The accuracy for genomic prediction between environments and populations for soft wheat traits

Authors: HUANG, MAO - The Ohio State University; WARD, BRIAN - Virginia Polytechnic Institution & State University; VAN SANFORD, DAVID - University Of Kentucky; MCKENDRY, ANNE - University Of Missouri; Brown-Guedira, Gina; TYAGI, PRIYANKA - North Carolina State University; SNELLER, CLAY - The Ohio State University

Submitted to: Crop Science
Publication Type: Peer Reviewed Journal
Publication Acceptance Date: 9/15/2018
Publication Date: 11/15/2018
Citation: Huang, M., Ward, B., Van Sanford, D., McKendry, A., Brown Guedira, G.L., Tyagi, P., Sneller, C. 2018. The accuracy for genomic prediction between environments and populations for soft wheat traits. Crop Science. 58:1-15.

Interpretive Summary: Genomic selection (GS) is a breeding methodology that uses DNA markers information in combination with trait data to develop models that allow breeders to predict the performance of lines that have not been evaluated in the field. To do this, GS uses the data on a training population (TP) to estimate the value of lines in a selection population (SP) for which only marker data is available. However, the TP and SP are often grown in different environments, which can cause low prediction accuracy when the correlation of genetic effects between environments is low. Subsets of TP data may be more predictive than using all TP data. Our objective were 1) to evaluate the effect of using subsets of TP data on GS accuracy between environments, and 2) to assess the accuracy of models incorporating marker by environment interactions (MEI). Two wheat populations were evaluated for 11 traits in independent environments and genotyped with SNP markers. Within each population-trait combination, similar environments were clustered. Trait data from one cluster was used to predict the value of the same lines in the other cluster(s) of environments. GS models were built using all TP data or subsets of markers selected for their effect and stability. We found that the between-environment GS accuracy was generally greatest using a subset of stable and significant markers: accuracy increased up to 48% relative to using all TP data. Using optimized subsets of markers within a population can improve GS accuracy by reducing noise in the prediction data set.

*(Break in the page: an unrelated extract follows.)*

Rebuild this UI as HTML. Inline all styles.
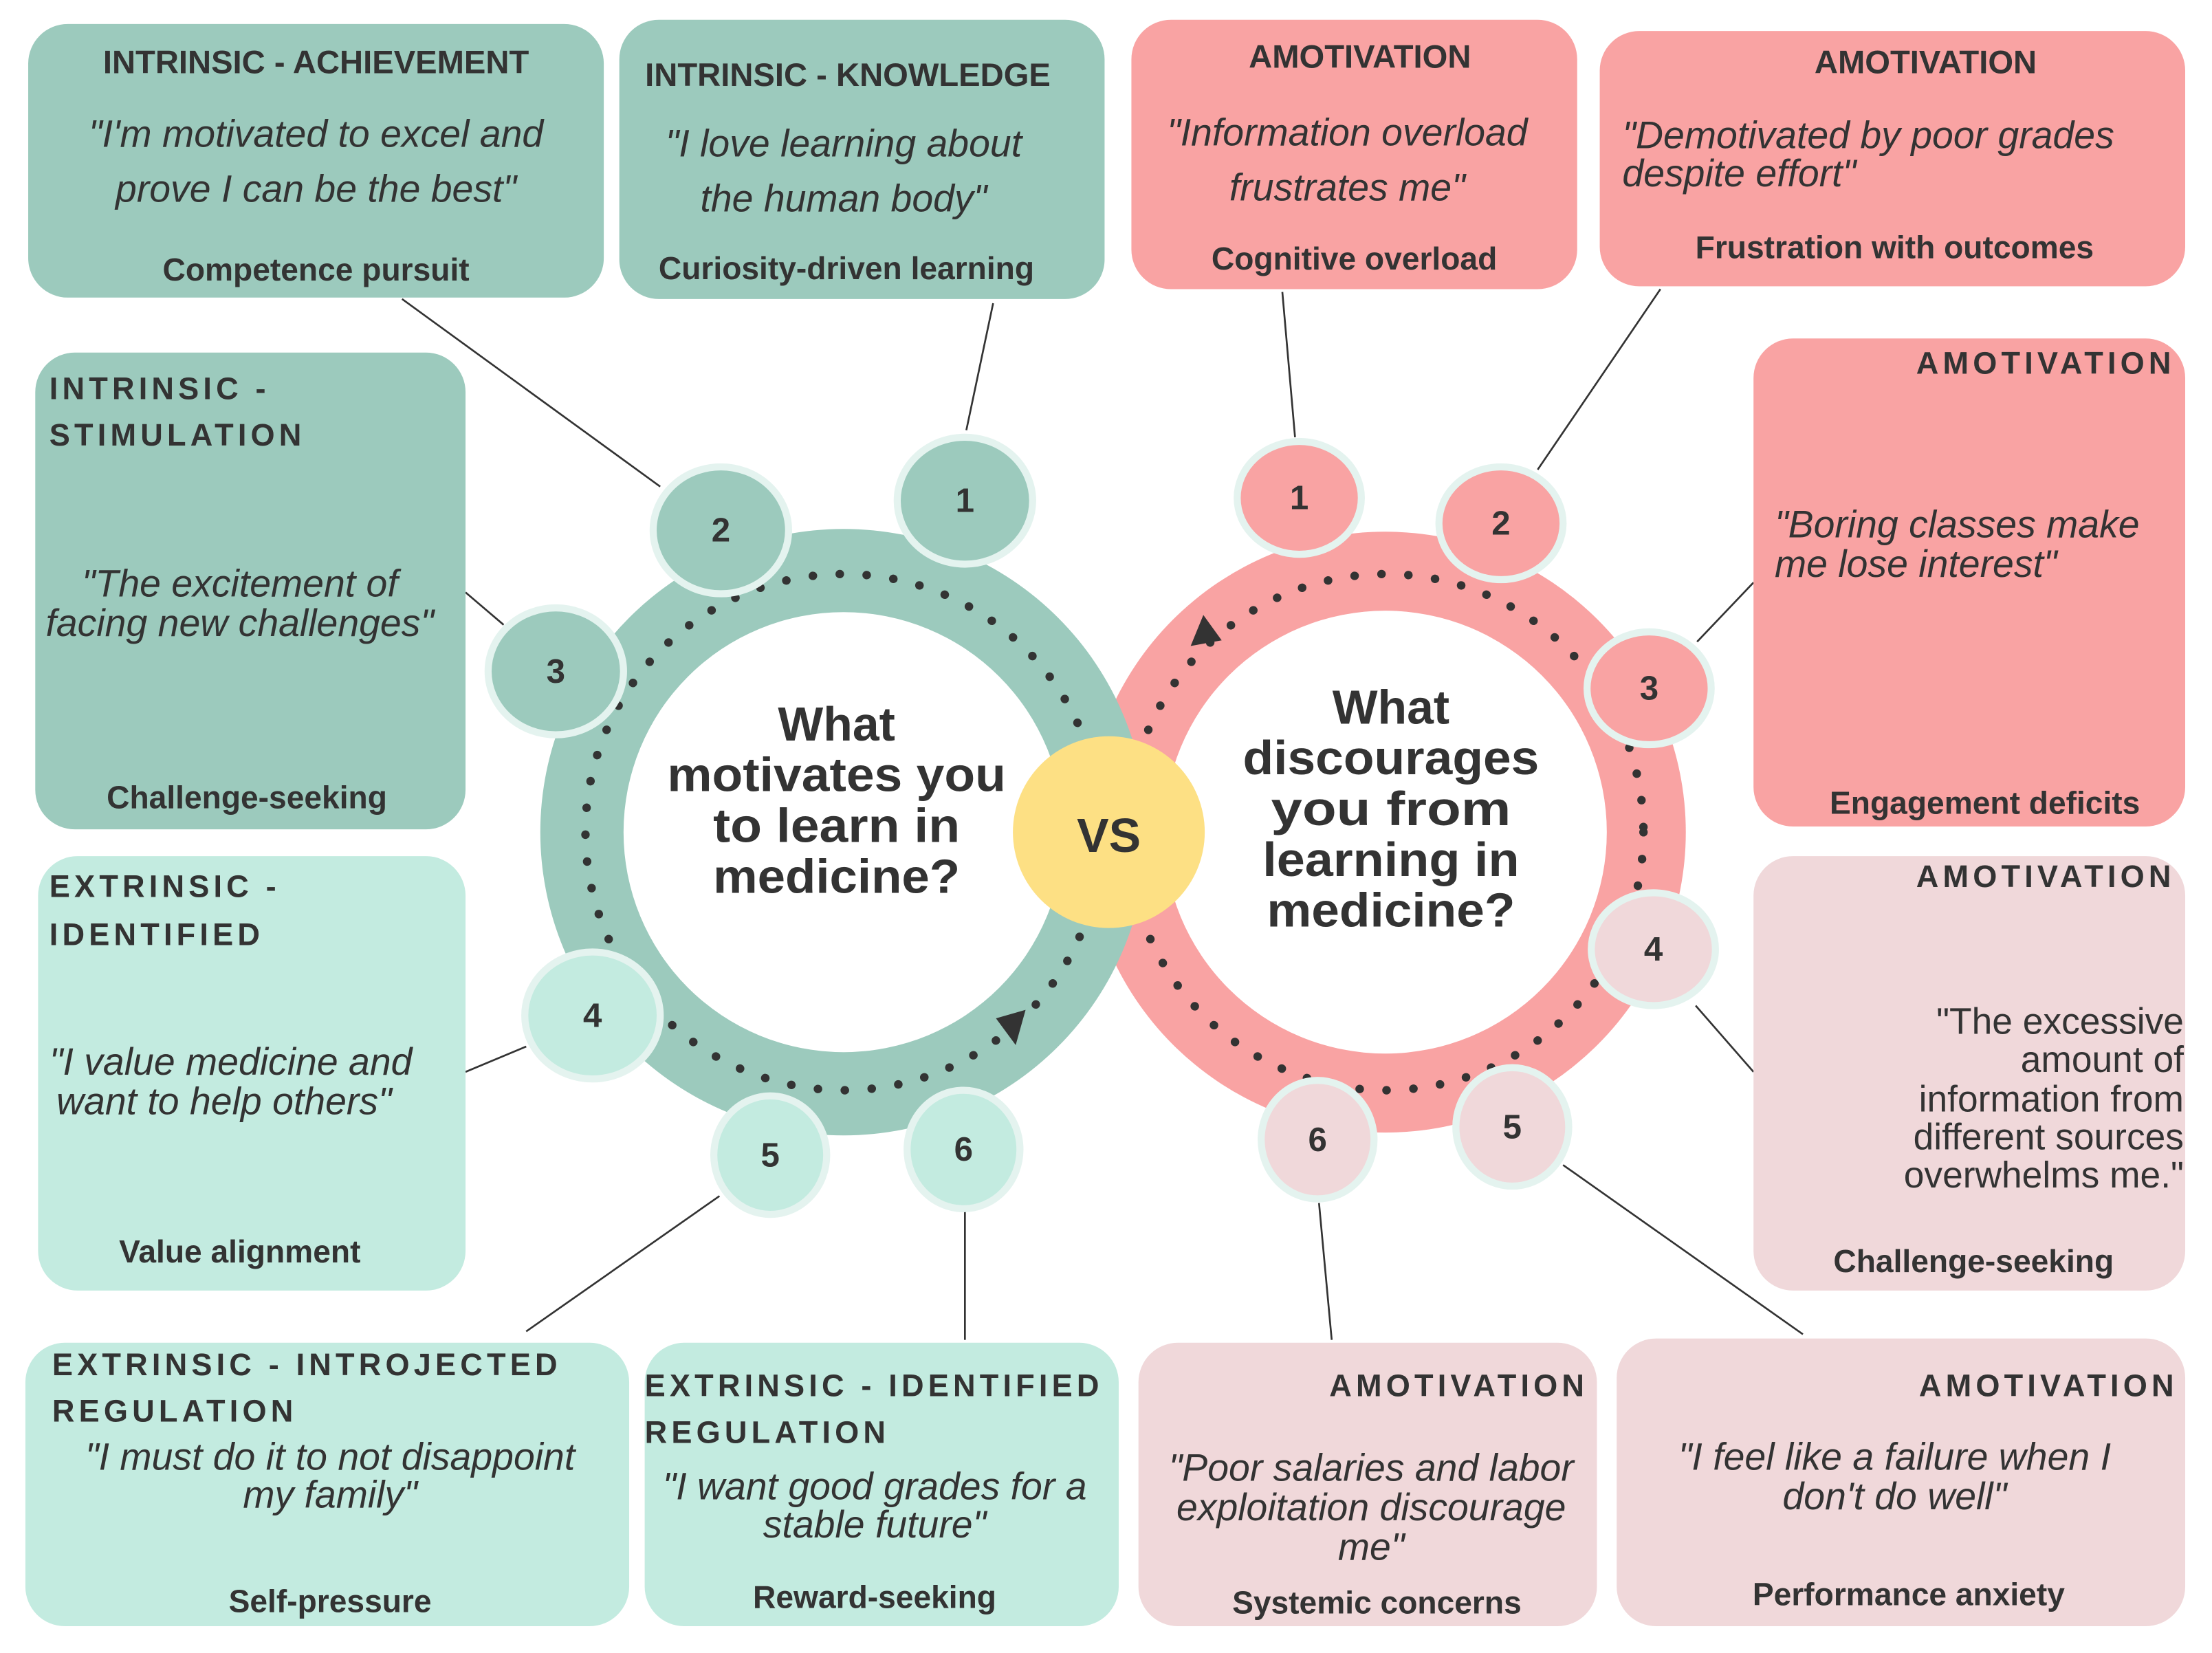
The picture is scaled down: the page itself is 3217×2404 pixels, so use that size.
<!DOCTYPE html>
<html><head><meta charset="utf-8"><style>
html,body{margin:0;padding:0;background:#fff}
svg{display:block}
text{font-family:"Liberation Sans",sans-serif;fill:#333}
.t{font-weight:bold;font-size:23px}
.ts{font-weight:bold;font-size:22px;letter-spacing:3px}
.q{font-style:italic;font-size:27px}
.qn{font-size:26px}
.b{font-weight:bold;font-size:22.5px}
.n{font-weight:bold;font-size:24px}
.c{font-weight:bold;font-size:34px}
</style></head><body>
<svg width="3217" height="2404" viewBox="0 0 1568 1172" preserveAspectRatio="none" xmlns="http://www.w3.org/2000/svg">
<rect width="1568" height="1172" fill="#fff"/>
<g stroke="#333" stroke-width="1.3">
<line x1="285" y1="212" x2="468" y2="345"/><line x1="704" y1="215" x2="685" y2="305"/>
<line x1="909" y1="207" x2="918" y2="310"/><line x1="1177" y1="205" x2="1090" y2="333"/>
<line x1="330" y1="420" x2="357" y2="443"/><line x1="1243" y1="413" x2="1203" y2="455"/>
<line x1="330" y1="760" x2="373" y2="742"/><line x1="1202" y1="713" x2="1243" y2="760"/>
<line x1="510" y1="848" x2="373" y2="944"/><line x1="684" y1="858" x2="684" y2="950"/>
<line x1="935" y1="853" x2="944" y2="950"/><line x1="1108" y1="826" x2="1278" y2="946"/>
</g>
<rect x="20" y="17" width="408" height="194" rx="28" fill="#9ccabd"/>
<rect x="439" y="14" width="344" height="198" rx="28" fill="#9ccabd"/>
<rect x="802" y="14" width="316" height="191" rx="28" fill="#f9a3a3"/>
<rect x="1134" y="22" width="415" height="181" rx="28" fill="#f9a3a3"/>
<rect x="25" y="250" width="305" height="338" rx="28" fill="#9ccabd"/>
<rect x="1243" y="240" width="306" height="346" rx="28" fill="#f9a3a3"/>
<rect x="27" y="607" width="303" height="308" rx="28" fill="#c3ebe0"/>
<rect x="1243" y="607" width="306" height="308" rx="28" fill="#f0d8da"/>
<rect x="18" y="952" width="428" height="201" rx="28" fill="#c3ebe0"/>
<rect x="457" y="952" width="336" height="201" rx="28" fill="#c3ebe0"/>
<rect x="807" y="952" width="325" height="201" rx="28" fill="#f0d8da"/>
<rect x="1146" y="949" width="403" height="204" rx="28" fill="#f0d8da"/>
<circle cx="982" cy="590" r="213" fill="#f9a3a3"/>
<circle cx="982" cy="590" r="157" fill="#fff"/>
<circle cx="598" cy="590" r="215" fill="#9ccabd"/>
<circle cx="598" cy="590" r="156" fill="#fff"/>
<circle cx="598" cy="590" r="183" fill="none" stroke="#333" stroke-width="6" stroke-linecap="round" stroke-dasharray="0.1 19"/>
<circle cx="982" cy="590" r="183" fill="none" stroke="#333" stroke-width="6" stroke-linecap="round" stroke-dasharray="0.1 19"/>
<polygon points="706,722 727,716 720,741" fill="#333"/>
<polygon points="853,436 844,458 866,454" fill="#333"/>
<circle cx="786" cy="590" r="68" fill="#fde084"/>
<text x="786" y="604" class="c" text-anchor="middle" font-size="38">VS</text>
<g text-anchor="middle">
<text x="593" y="525" class="c">What</text>
<text x="593" y="561" class="c" textLength="240" lengthAdjust="spacingAndGlyphs">motivates you</text>
<text x="593" y="597" class="c" textLength="175" lengthAdjust="spacingAndGlyphs">to learn in</text>
<text x="593" y="633" class="c" textLength="175" lengthAdjust="spacingAndGlyphs">medicine?</text>
<text x="986" y="513" class="c">What</text>
<text x="986" y="549" class="c" textLength="210" lengthAdjust="spacingAndGlyphs">discourages</text>
<text x="986" y="585" class="c" textLength="170" lengthAdjust="spacingAndGlyphs">you from</text>
<text x="986" y="621" class="c" textLength="182" lengthAdjust="spacingAndGlyphs">learning in</text>
<text x="986" y="657" class="c" textLength="176" lengthAdjust="spacingAndGlyphs">medicine?</text>
</g>
<g stroke="#e4f3ef" stroke-width="5">
<ellipse cx="684" cy="355" rx="48" ry="45" fill="#9ccabd"/>
<ellipse cx="511" cy="376" rx="48" ry="45" fill="#9ccabd"/>
<ellipse cx="394" cy="476" rx="48" ry="45" fill="#9ccabd"/>
<ellipse cx="420" cy="720" rx="48" ry="45" fill="#c3ebe0"/>
<ellipse cx="546" cy="819" rx="40" ry="42" fill="#c3ebe0"/>
<ellipse cx="683" cy="815" rx="40" ry="42" fill="#c3ebe0"/>
<ellipse cx="921" cy="353" rx="44" ry="40" fill="#f9a3a3"/>
<ellipse cx="1064" cy="371" rx="44" ry="40" fill="#f9a3a3"/>
<ellipse cx="1169" cy="488" rx="44" ry="40" fill="#f9a3a3"/>
<ellipse cx="1172" cy="673" rx="44" ry="40" fill="#f0d8da"/>
<ellipse cx="1072" cy="799" rx="40" ry="42" fill="#f0d8da"/>
<ellipse cx="934" cy="808" rx="40" ry="42" fill="#f0d8da"/>
</g>
<g text-anchor="middle">
<text x="684" y="363" class="n">1</text><text x="511" y="384" class="n">2</text><text x="394" y="484" class="n">3</text>
<text x="420" y="728" class="n">4</text><text x="546" y="827" class="n">5</text><text x="683" y="823" class="n">6</text>
<text x="921" y="361" class="n">1</text><text x="1064" y="379" class="n">2</text><text x="1169" y="496" class="n">3</text>
<text x="1172" y="681" class="n">4</text><text x="1072" y="807" class="n">5</text><text x="934" y="816" class="n">6</text>
</g>
<g text-anchor="middle">
<text x="224" y="52" class="t">INTRINSIC - ACHIEVEMENT</text>
<text x="224" y="104" class="q">"I'm motivated to excel and</text>
<text x="224" y="143" class="q">prove I can be the best"</text>
<text x="224" y="199" class="b">Competence pursuit</text>
<text x="601" y="61" class="t">INTRINSIC - KNOWLEDGE</text>
<text x="598" y="111" class="q">"I love learning about</text>
<text x="598" y="150" class="q">the human body"</text>
<text x="600" y="198" class="b">Curiosity-driven learning</text>
<text x="964" y="48" class="t">AMOTIVATION</text>
<text x="955" y="103" class="q">"Information overload</text>
<text x="955" y="142" class="q">frustrates me"</text>
<text x="960" y="191" class="b">Cognitive overload</text>
<text x="1365" y="52" class="t">AMOTIVATION</text>
<text x="1343" y="183" class="b">Frustration with outcomes</text>
<text x="170" y="423" class="q">"The excitement of</text>
<text x="170" y="451" class="q">facing new challenges"</text>
<text x="175" y="573" class="b">Challenge-seeking</text>
<text x="1407" y="577" class="b">Engagement deficits</text>
<text x="170" y="895" class="b">Value alignment</text>
<text x="1399" y="902" class="b">Challenge-seeking</text>
<text x="234" y="1042" class="q">"I must do it to not disappoint</text>
<text x="234" y="1069" class="q">my family"</text>
<text x="234" y="1143" class="b">Self-pressure</text>
<text x="620" y="1063" class="q">"I want good grades for a</text>
<text x="620" y="1090" class="q">stable future"</text>
<text x="620" y="1140" class="b">Reward-seeking</text>
<text x="972" y="1050" class="q">"Poor salaries and labor</text>
<text x="972" y="1078" class="q">exploitation discourage</text>
<text x="972" y="1106" class="q">me"</text>
<text x="976" y="1144" class="b">Systemic concerns</text>
<text x="1343" y="1042" class="q">"I feel like a failure when I</text>
<text x="1343" y="1070" class="q">don't do well"</text>
<text x="1353" y="1138" class="b">Performance anxiety</text>
</g>
<text x="1150" y="105" class="q">"Demotivated by poor grades</text>
<text x="1150" y="132" class="q">despite effort"</text>
<text x="35" y="283" class="ts">INTRINSIC -</text>
<text x="35" y="316" class="ts">STIMULATION</text>
<text x="1258" y="381" class="q">"Boring classes make</text>
<text x="1258" y="409" class="q">me lose interest"</text>
<text x="35" y="636" class="ts">EXTRINSIC -</text>
<text x="35" y="670" class="ts">IDENTIFIED</text>
<text x="35" y="762" class="q">"I value medicine and</text>
<text x="40" y="790" class="q">want to help others"</text>
<text x="37" y="975" class="ts">EXTRINSIC - INTROJECTED</text>
<text x="37" y="1008" class="ts">REGULATION</text>
<text x="457" y="990" class="ts">EXTRINSIC - IDENTIFIED</text>
<text x="457" y="1023" class="ts">REGULATION</text>
<g text-anchor="end">
<text x="1542" y="265" class="ts">AMOTIVATION</text>
<text x="1542" y="629" class="ts">AMOTIVATION</text>
<text x="1548" y="733" class="qn">"The excessive</text>
<text x="1548" y="760" class="qn">amount of</text>
<text x="1548" y="788" class="qn">information from</text>
<text x="1548" y="815" class="qn">different sources</text>
<text x="1548" y="842" class="qn">overwhelms me."</text>
<text x="1126" y="990" class="ts">AMOTIVATION</text>
<text x="1544" y="990" class="ts">AMOTIVATION</text>
</g>
</svg>
</body></html>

Technical Abstract: Genomic selection (GS) uses training population (TP) data to estimate the value of lines in a selection population (SP). In breeding, the TP and SP are often grown in different environments which can cause low prediction accuracy when the correlation of genetic effects between environments is low. Subsets of TP data may be more predictive than using all TP data. Our objective were 1) to evaluate the effect of using subsets of TP data on GS accuracy between environments, and 2) to assess the accuracy of models incorporating marker by environment interactions (MEI). Two wheat populations were phenotyped for 11 traits in independent environments and genotyped with SNP markers. Within each population-trait combination, environments were clustered. Data from one cluster was used as the TP to predict the value of the same lines in the other cluster(s) of environments. Models were built using all TP data or subsets of markers selected for their effect and stability. The GS accuracy using all TP data was greater than 0.25 for nine of 11 traits. The between-environment accuracy was generally greatest using a subset of stable and significant markers: accuracy increased up to 48% relative to using all TP data. We also assessed accuracy using each population as the TP and the other as the SP. Using subsets of TP data or the MEI models did not improve accuracy between populations. Using optimized subsets of markers within a population can improve GS accuracy by reducing noise in the prediction data set.